* _Instructions for the task_
Examine the material below. Gather every line in which the string "with" appears.

* _Provided material_
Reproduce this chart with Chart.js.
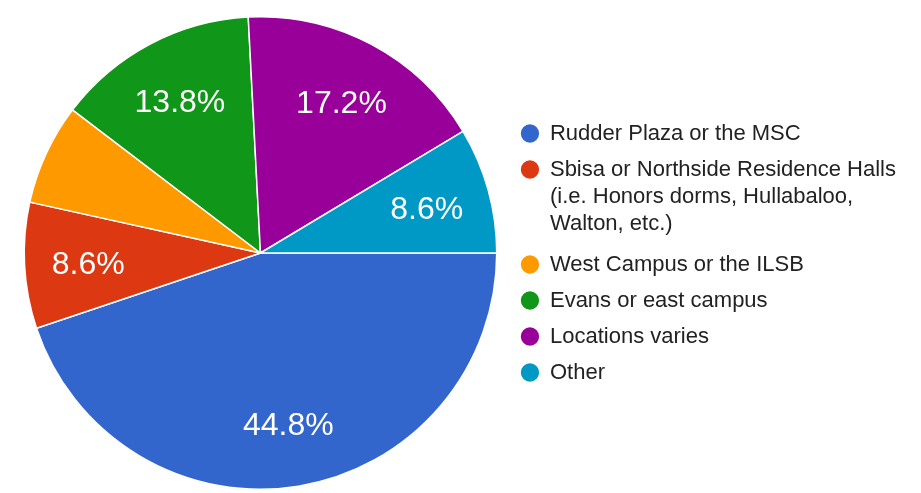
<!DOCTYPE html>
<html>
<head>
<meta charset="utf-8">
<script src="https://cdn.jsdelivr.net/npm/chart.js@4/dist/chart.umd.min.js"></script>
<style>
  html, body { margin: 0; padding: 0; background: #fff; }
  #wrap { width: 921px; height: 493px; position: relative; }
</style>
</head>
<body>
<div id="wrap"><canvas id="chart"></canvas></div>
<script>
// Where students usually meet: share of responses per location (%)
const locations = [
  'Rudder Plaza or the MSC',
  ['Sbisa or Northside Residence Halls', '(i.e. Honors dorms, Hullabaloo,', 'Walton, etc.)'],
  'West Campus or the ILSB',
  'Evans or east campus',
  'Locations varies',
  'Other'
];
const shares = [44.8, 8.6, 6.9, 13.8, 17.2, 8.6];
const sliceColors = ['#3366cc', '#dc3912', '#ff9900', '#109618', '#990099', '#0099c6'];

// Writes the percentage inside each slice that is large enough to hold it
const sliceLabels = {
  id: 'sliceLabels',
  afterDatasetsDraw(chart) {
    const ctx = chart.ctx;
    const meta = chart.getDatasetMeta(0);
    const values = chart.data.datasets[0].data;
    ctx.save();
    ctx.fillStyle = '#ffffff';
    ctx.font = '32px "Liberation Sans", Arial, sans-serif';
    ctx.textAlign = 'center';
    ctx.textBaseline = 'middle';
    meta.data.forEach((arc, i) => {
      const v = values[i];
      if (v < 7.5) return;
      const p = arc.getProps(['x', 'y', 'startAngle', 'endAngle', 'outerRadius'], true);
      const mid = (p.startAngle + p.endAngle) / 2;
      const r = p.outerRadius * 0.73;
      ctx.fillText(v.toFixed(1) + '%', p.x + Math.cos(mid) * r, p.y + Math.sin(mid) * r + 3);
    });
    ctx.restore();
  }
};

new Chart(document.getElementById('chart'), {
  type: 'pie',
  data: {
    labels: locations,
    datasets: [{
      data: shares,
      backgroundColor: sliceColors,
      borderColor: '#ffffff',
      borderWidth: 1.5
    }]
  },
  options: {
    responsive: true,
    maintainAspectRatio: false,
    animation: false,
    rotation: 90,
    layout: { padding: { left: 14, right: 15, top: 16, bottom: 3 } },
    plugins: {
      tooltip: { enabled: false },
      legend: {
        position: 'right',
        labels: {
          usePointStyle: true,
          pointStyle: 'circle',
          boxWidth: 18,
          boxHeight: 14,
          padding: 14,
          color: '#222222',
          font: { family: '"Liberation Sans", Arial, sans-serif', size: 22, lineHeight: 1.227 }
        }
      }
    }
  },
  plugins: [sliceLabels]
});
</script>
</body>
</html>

...

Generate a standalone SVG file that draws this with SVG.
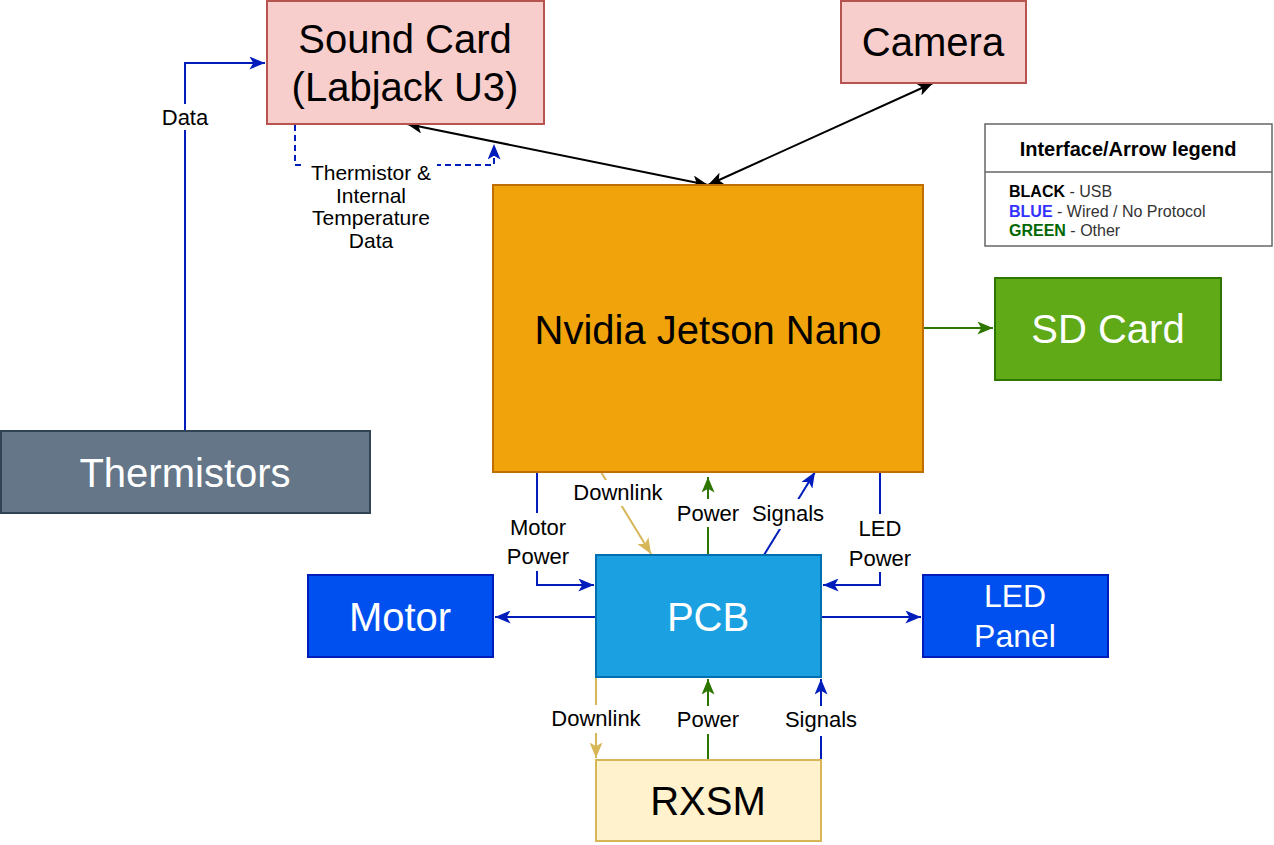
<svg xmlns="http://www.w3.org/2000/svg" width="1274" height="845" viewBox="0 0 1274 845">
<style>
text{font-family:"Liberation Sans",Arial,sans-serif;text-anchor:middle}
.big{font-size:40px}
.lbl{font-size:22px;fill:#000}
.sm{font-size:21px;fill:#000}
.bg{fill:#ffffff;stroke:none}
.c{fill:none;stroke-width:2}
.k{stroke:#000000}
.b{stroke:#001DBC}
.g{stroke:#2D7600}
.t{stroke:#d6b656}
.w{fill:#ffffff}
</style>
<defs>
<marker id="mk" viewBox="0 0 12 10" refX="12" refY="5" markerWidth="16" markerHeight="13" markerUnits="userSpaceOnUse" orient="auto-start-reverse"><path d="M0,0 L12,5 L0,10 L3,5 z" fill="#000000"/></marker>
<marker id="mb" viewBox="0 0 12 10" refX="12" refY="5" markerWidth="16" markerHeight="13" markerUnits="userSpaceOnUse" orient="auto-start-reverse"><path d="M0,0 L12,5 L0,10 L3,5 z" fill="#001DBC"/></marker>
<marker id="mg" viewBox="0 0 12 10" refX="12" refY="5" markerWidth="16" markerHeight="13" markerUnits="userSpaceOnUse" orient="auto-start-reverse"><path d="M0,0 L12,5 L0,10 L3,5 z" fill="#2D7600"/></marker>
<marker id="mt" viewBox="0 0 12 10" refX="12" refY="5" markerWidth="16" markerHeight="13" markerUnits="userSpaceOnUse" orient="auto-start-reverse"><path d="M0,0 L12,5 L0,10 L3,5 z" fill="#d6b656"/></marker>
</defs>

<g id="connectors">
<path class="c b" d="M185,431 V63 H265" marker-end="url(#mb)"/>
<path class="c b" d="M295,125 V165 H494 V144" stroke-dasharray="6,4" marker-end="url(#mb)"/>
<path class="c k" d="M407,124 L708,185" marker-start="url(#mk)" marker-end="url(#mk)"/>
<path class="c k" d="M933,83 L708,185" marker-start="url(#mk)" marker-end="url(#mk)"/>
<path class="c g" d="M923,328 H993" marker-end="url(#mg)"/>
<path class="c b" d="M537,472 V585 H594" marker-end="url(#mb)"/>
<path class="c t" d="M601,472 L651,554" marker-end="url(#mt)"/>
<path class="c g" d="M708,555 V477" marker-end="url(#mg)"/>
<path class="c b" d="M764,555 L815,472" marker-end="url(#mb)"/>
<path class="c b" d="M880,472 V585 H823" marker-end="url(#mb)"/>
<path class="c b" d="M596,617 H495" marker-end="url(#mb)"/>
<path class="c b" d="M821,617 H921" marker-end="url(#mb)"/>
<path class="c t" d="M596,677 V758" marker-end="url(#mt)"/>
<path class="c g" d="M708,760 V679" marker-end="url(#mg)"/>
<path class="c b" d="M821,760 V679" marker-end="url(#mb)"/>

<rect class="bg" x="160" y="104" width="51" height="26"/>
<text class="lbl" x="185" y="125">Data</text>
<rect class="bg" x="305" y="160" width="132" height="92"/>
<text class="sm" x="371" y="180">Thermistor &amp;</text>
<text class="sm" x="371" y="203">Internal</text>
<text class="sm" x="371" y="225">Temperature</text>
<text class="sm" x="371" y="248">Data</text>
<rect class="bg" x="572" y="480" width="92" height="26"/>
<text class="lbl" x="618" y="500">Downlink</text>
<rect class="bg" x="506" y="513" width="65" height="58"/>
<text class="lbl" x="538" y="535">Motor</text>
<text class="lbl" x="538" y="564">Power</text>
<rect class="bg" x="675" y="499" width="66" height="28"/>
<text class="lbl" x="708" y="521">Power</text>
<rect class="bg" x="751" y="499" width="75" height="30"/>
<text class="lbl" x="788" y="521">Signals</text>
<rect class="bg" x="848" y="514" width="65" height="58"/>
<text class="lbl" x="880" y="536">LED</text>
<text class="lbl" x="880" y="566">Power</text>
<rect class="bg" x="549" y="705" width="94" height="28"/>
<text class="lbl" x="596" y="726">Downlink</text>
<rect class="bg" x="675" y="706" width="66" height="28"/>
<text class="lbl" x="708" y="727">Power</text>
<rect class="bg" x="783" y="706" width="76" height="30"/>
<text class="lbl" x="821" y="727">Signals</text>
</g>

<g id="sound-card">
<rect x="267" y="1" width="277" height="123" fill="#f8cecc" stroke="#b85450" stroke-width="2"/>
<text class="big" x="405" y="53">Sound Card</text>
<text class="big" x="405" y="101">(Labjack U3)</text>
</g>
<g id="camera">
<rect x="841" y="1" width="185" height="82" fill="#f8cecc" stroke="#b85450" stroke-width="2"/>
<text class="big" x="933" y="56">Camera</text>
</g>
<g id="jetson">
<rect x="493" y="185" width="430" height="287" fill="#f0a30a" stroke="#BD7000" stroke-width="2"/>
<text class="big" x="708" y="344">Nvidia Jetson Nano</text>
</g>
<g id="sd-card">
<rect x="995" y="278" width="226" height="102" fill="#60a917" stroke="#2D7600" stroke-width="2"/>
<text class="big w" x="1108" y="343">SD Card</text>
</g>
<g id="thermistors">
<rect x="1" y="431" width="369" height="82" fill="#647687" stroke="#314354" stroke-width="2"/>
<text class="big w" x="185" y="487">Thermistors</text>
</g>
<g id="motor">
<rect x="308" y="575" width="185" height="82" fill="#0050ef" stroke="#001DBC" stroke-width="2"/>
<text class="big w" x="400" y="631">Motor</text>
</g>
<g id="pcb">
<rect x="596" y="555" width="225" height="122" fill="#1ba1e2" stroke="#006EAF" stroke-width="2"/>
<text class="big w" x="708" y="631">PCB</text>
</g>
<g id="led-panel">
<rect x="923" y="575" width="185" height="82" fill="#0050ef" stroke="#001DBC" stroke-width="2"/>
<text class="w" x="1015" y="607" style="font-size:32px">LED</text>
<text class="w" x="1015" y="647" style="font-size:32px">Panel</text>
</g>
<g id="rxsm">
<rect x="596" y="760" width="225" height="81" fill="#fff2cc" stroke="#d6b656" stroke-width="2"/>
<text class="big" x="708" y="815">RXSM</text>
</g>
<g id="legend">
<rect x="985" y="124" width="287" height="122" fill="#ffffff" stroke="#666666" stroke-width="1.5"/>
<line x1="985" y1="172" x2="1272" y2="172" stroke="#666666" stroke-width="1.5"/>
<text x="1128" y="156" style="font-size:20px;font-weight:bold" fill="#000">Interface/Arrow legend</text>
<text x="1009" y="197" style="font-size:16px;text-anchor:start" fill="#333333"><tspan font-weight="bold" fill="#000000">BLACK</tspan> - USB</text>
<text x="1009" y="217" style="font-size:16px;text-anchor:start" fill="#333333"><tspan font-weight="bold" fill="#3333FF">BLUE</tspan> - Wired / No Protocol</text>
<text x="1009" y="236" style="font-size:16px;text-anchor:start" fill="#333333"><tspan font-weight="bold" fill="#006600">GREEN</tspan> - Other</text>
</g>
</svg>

==

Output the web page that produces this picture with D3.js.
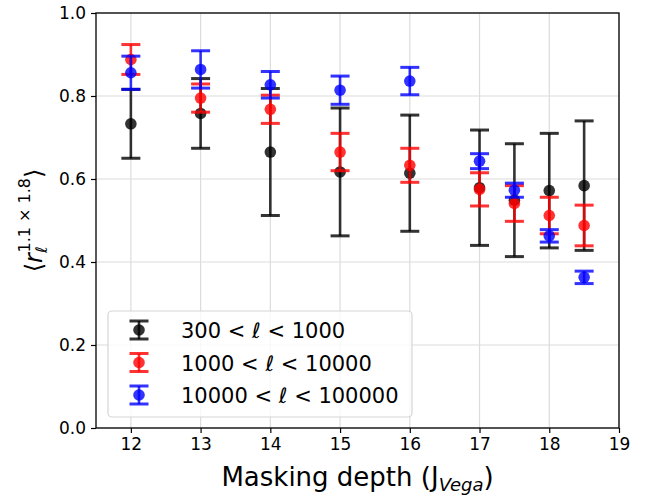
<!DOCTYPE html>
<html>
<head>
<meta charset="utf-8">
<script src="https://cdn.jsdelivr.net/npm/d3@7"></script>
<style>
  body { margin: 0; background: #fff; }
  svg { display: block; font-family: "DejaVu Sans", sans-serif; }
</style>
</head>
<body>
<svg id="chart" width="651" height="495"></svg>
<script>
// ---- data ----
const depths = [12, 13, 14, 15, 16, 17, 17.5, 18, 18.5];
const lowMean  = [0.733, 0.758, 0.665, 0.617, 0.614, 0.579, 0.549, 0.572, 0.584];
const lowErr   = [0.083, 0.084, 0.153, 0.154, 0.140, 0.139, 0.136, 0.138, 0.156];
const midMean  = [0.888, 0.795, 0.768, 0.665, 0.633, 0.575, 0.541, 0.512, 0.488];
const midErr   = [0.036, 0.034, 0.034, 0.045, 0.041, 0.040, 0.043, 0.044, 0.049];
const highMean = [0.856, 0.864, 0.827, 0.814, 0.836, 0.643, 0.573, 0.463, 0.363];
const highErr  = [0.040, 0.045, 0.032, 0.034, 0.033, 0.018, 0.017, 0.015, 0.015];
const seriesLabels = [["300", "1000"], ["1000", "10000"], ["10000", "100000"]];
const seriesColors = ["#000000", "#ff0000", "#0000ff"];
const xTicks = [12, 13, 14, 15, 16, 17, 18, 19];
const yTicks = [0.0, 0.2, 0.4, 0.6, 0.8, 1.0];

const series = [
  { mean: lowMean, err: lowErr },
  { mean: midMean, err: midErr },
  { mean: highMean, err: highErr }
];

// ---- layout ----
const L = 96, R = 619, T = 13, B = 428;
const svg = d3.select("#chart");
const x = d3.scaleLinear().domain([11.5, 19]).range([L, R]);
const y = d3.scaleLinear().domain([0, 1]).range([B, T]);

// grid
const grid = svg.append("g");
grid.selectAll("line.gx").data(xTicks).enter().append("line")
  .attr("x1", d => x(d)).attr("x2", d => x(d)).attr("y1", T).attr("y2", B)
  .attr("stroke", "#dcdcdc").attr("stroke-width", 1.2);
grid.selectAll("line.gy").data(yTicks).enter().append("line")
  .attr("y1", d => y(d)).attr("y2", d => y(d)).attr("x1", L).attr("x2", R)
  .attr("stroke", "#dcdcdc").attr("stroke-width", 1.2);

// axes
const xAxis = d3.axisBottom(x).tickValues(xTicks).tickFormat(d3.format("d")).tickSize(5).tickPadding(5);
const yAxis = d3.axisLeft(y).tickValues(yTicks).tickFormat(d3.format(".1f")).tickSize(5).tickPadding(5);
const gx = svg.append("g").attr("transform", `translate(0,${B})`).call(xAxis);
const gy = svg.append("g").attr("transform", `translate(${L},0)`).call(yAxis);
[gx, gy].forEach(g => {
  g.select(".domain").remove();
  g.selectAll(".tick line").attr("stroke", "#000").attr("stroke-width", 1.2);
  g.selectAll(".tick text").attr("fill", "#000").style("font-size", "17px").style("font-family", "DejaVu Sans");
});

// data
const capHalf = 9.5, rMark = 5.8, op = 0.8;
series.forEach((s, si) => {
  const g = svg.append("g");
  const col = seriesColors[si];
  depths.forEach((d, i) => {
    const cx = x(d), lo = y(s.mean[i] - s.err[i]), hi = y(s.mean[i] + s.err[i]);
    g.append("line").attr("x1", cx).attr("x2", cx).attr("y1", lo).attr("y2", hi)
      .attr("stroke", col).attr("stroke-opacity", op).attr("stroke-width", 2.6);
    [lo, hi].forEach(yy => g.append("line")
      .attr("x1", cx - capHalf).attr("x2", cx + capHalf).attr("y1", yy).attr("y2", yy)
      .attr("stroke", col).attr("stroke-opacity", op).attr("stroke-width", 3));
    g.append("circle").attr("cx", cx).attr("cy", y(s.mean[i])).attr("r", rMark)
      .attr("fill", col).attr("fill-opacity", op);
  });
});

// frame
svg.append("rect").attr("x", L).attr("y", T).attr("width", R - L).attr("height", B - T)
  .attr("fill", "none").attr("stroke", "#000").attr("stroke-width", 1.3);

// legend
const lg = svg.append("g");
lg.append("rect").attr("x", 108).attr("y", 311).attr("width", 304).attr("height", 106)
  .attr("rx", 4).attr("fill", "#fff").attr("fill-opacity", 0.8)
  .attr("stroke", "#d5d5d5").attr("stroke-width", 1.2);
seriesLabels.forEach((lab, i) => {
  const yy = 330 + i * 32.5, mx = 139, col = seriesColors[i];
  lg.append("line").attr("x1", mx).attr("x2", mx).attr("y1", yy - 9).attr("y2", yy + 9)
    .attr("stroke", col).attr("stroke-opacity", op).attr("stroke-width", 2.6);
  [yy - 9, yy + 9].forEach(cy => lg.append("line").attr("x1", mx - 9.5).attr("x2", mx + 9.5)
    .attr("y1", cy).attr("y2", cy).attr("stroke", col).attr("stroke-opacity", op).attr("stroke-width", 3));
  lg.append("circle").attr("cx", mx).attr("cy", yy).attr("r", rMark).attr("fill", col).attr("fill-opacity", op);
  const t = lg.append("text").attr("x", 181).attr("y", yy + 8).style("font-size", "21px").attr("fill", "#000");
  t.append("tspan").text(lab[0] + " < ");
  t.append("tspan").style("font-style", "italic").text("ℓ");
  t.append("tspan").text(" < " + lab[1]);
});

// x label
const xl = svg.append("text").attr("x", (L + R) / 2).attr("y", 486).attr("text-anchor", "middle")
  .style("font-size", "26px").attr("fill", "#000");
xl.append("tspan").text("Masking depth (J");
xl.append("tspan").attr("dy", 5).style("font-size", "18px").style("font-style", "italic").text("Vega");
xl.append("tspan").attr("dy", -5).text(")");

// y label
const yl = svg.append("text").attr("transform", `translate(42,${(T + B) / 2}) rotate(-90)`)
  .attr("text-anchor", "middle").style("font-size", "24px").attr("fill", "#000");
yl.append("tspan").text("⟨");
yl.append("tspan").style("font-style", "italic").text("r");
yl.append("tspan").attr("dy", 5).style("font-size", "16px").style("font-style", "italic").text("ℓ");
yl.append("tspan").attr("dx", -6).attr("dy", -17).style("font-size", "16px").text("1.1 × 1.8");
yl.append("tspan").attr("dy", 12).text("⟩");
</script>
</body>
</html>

* _Task solution_
Reproduce this chart with Chart.js.
Generate a standalone SVG file that draws this with SVG.
Output the web page that produces this picture with D3.js.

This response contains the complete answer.